Shauntay Grant
4-time AALBC.com Bestselling Author
Biography
Shauntay Grant is a poet, playwright, interdisciplinary artist, and children’s author who lives and works in Halifax, Nova Scotia, where she was it’s third poet laureate. With ancestral ties to the arrival of Black Loyalists, Jamaican Maroons, and Black Refugees in Nova Scotia in the late 1700s and early 1800s, her work is deeply informed by African Nova Scotian and diasporic histories and experiences.
A former poet laureate for the City of Halifax, she creates work that is engaging and accessible while also rigorous, research-driven, and formally inventive. She is a member of The Royal Society of Canada’s College of New Scholars, Artists, and Scientists, and a recipient of numerous honors, including a Joseph S. Stauffer Prize in Writing and Publishing, a Robert Merritt Award for her play The Bridge, a Marilyn Baillie Picture Book Award for Africville (with illustrator Eva Campbell), and a Poet of Honour prize from the Canadian Festival of Spoken Word.
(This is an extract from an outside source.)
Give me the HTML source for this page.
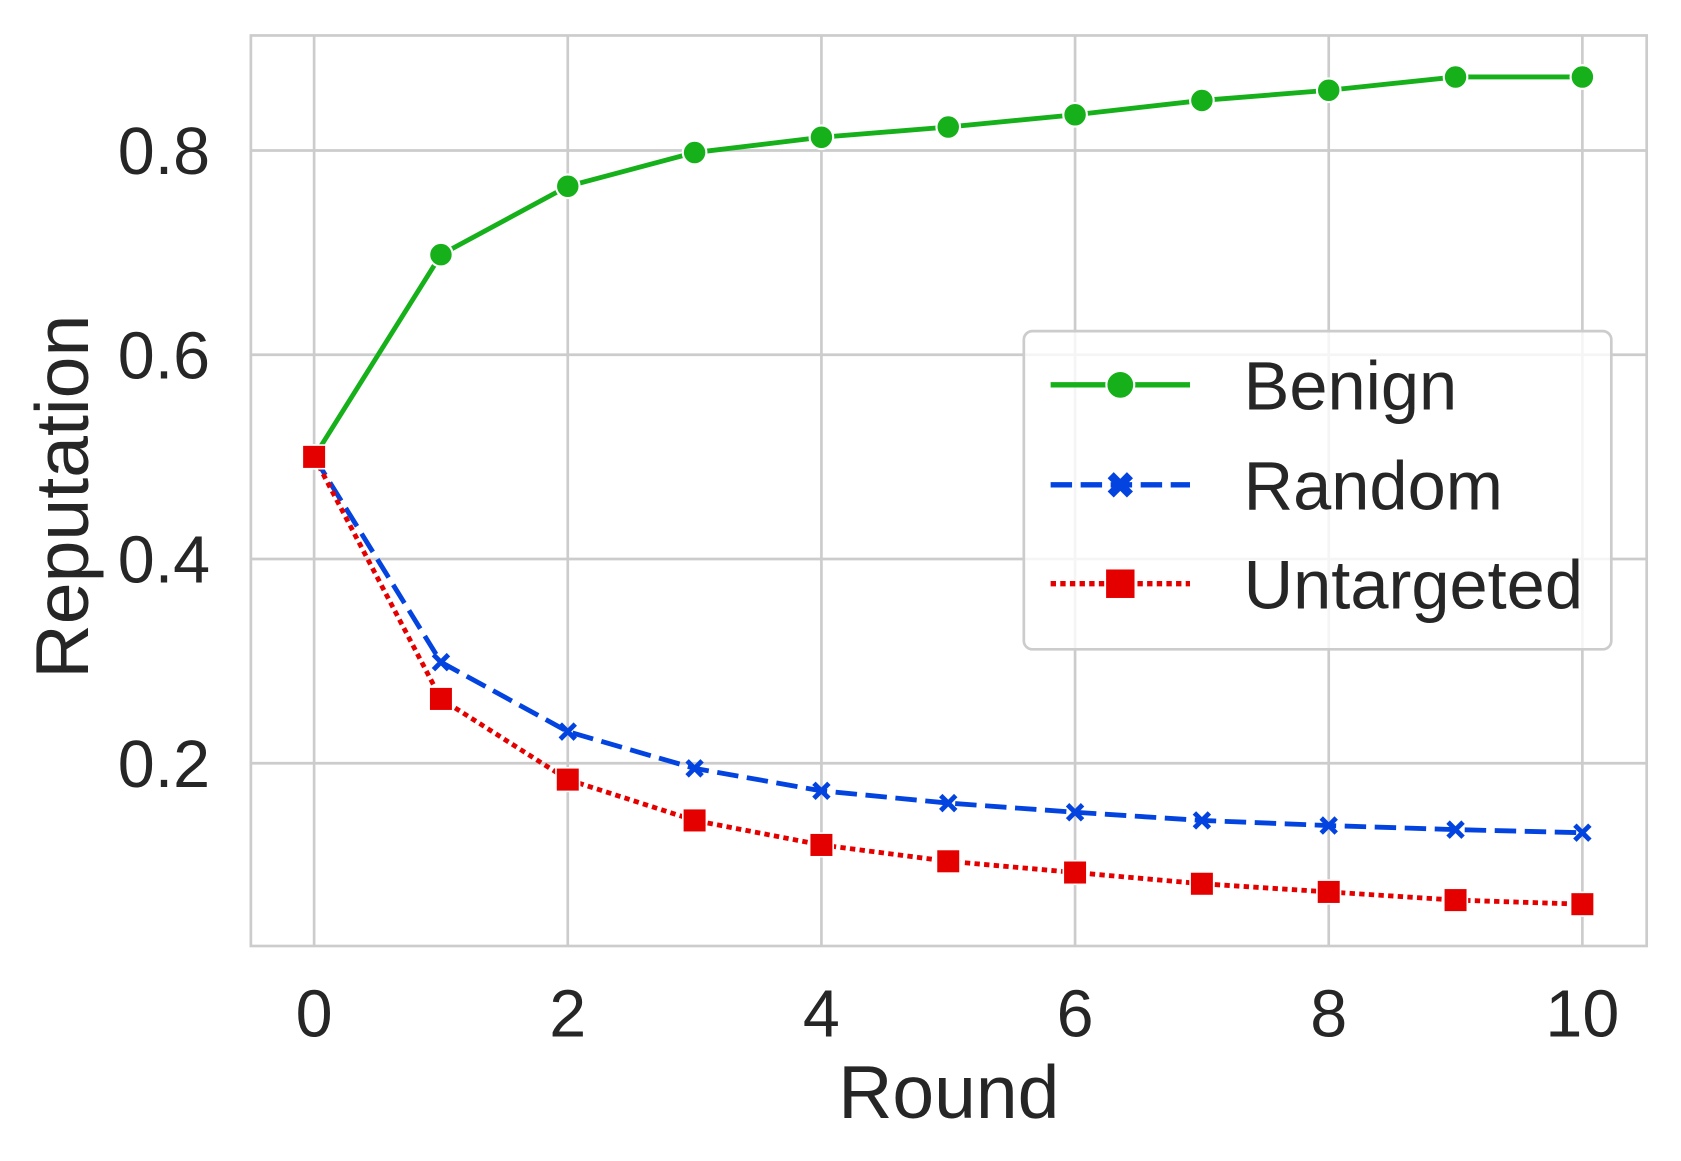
<!DOCTYPE html>
<html><head><meta charset="utf-8"><style>html,body{margin:0;padding:0;background:#fff;overflow:hidden}svg{display:block}</style></head>
<body>
<svg id="chart" width="1681" height="1161" viewBox="0 0 1568 1080" preserveAspectRatio="none" xmlns="http://www.w3.org/2000/svg" font-family="Liberation Sans, DejaVu Sans, sans-serif" fill="#262626">
<rect x="234" y="33" width="1302" height="847" fill="#fff" stroke="#cccccc" stroke-width="2.5"/>
<g id="grid"></g>
<g id="ticks"></g>
<g id="series"></g>
<text x="885" y="1040" font-size="70" text-anchor="middle">Round</text>
<text transform="translate(82,462) rotate(-90)" font-size="70" text-anchor="middle">Reputation</text>
<g>
<rect x="955" y="308" width="548" height="296" rx="8" fill="#fff" fill-opacity="0.8" stroke="#cccccc" stroke-width="2.5"/>
<g>
<line x1="980" y1="358" x2="1110" y2="358" stroke="#15b01a" stroke-width="5"/><circle cx="1045" cy="358" r="13" fill="#15b01a" stroke="#fff" stroke-width="2"/>
<text x="1160" y="381" font-size="64">Benign</text></g>
<g>
<line x1="980" y1="451" x2="1110" y2="451" stroke="#0343df" stroke-width="5" stroke-dasharray="20,8"/><path d="M1036,442L1054,460M1054,442L1036,460" stroke="#0343df" stroke-width="8"/>
<text x="1160" y="474" font-size="64">Random</text></g>
<g>
<line x1="980" y1="543" x2="1110" y2="543" stroke="#e50000" stroke-width="5" stroke-dasharray="5,4"/><rect x="1031" y="529" width="28" height="28" fill="#e50000" stroke="#fff" stroke-width="1.5"/>
<text x="1160" y="566" font-size="64">Untargeted</text></g>
</g>
</svg>
<script>
const rounds=[0,1,2,3,4,5,6,7,8,9,10];
const benign=[0.5,0.698,0.765,0.798,0.813,0.823,0.835,0.849,0.859,0.872,0.872];
const random=[0.5,0.299,0.231,0.195,0.173,0.161,0.152,0.144,0.139,0.135,0.132];
const untargeted=[0.5,0.263,0.184,0.144,0.120,0.104,0.093,0.082,0.074,0.066,0.062];
const xTicks=[0,2,4,6,8,10];
const yTicks=[0.2,0.4,0.6,0.8];
const NS='http://www.w3.org/2000/svg';
const xs=v=>293+v*118.3;
const ys=v=>710-(v-0.2)*950;
function mk(t,a,p){const e=document.createElementNS(NS,t);for(const k in a)e.setAttribute(k,a[k]);p.appendChild(e);return e;}
const grid=document.getElementById('grid'),ticks=document.getElementById('ticks'),series=document.getElementById('series');
xTicks.forEach(t=>{
 const l=mk('line',{x1:xs(t),x2:xs(t),y1:33,y2:880,stroke:'#cccccc','stroke-width':2.5},grid);
 
 
 const tx=mk('text',{x:xs(t),y:964,'font-size':62,'text-anchor':'middle'},ticks);tx.textContent=t;
 
 
});
yTicks.forEach(t=>{
 const l=mk('line',{x1:234,x2:1536,y1:ys(t),y2:ys(t),stroke:'#cccccc','stroke-width':2.5},grid);
 
 
 const tx=mk('text',{x:196,y:ys(t)+22,'font-size':62,'text-anchor':'end'},ticks);tx.textContent=t.toFixed(1);
 
 
});
function drawLine(vals,color,dash,name){
 const pts=rounds.map((r,i)=>xs(r)+','+ys(vals[i])).join(' ');
 const a={points:pts,fill:'none',stroke:color,'stroke-width':4.5};if(dash)a['stroke-dasharray']=dash;
 const p=mk('polyline',a,series);
 
 
}
drawLine(benign,'#15b01a',null,'benign');
drawLine(random,'#0343df','20,8','random');
drawLine(untargeted,'#e50000','5,4','untargeted');
rounds.forEach((r,i)=>{
 const c=mk('circle',{cx:xs(r),cy:ys(benign[i]),r:11,fill:'#15b01a',stroke:'#fff','stroke-width':2},series);
 
 
 const x=xs(r),y=ys(random[i]);
 const m=mk('path',{d:`M${x-7},${y-7}L${x+7},${y+7}M${x+7},${y-7}L${x-7},${y+7}`,stroke:'#0343df','stroke-width':4.5,fill:'none'},series);
 
 
});
rounds.forEach((r,i)=>{
 const s=mk('rect',{x:xs(r)-11,y:ys(untargeted[i])-11,width:22,height:22,fill:'#e50000',stroke:'#fff','stroke-width':1.5},series);
 
 
});
</script>
</body></html>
Grant is co-founder of the Erasure Art Collective, an interdisciplinary arts group dedicated to reinterpreting archival texts through visual, poetic, and performative erasure practices. Her work has received starred reviews from Kirkus Reviews, Publishers Weekly, Quill & Quire, and the Canadian Review of Materials.
Recent publications include the children’s picture book When I Wrap My Hair (with illustrator Jenin Mohammed), the stage play Beyere (featured in Obsidian Theatre’s 21 Black Futures anthology), and the edited collection From the Ashes (Playwrights Canada Press, 2023).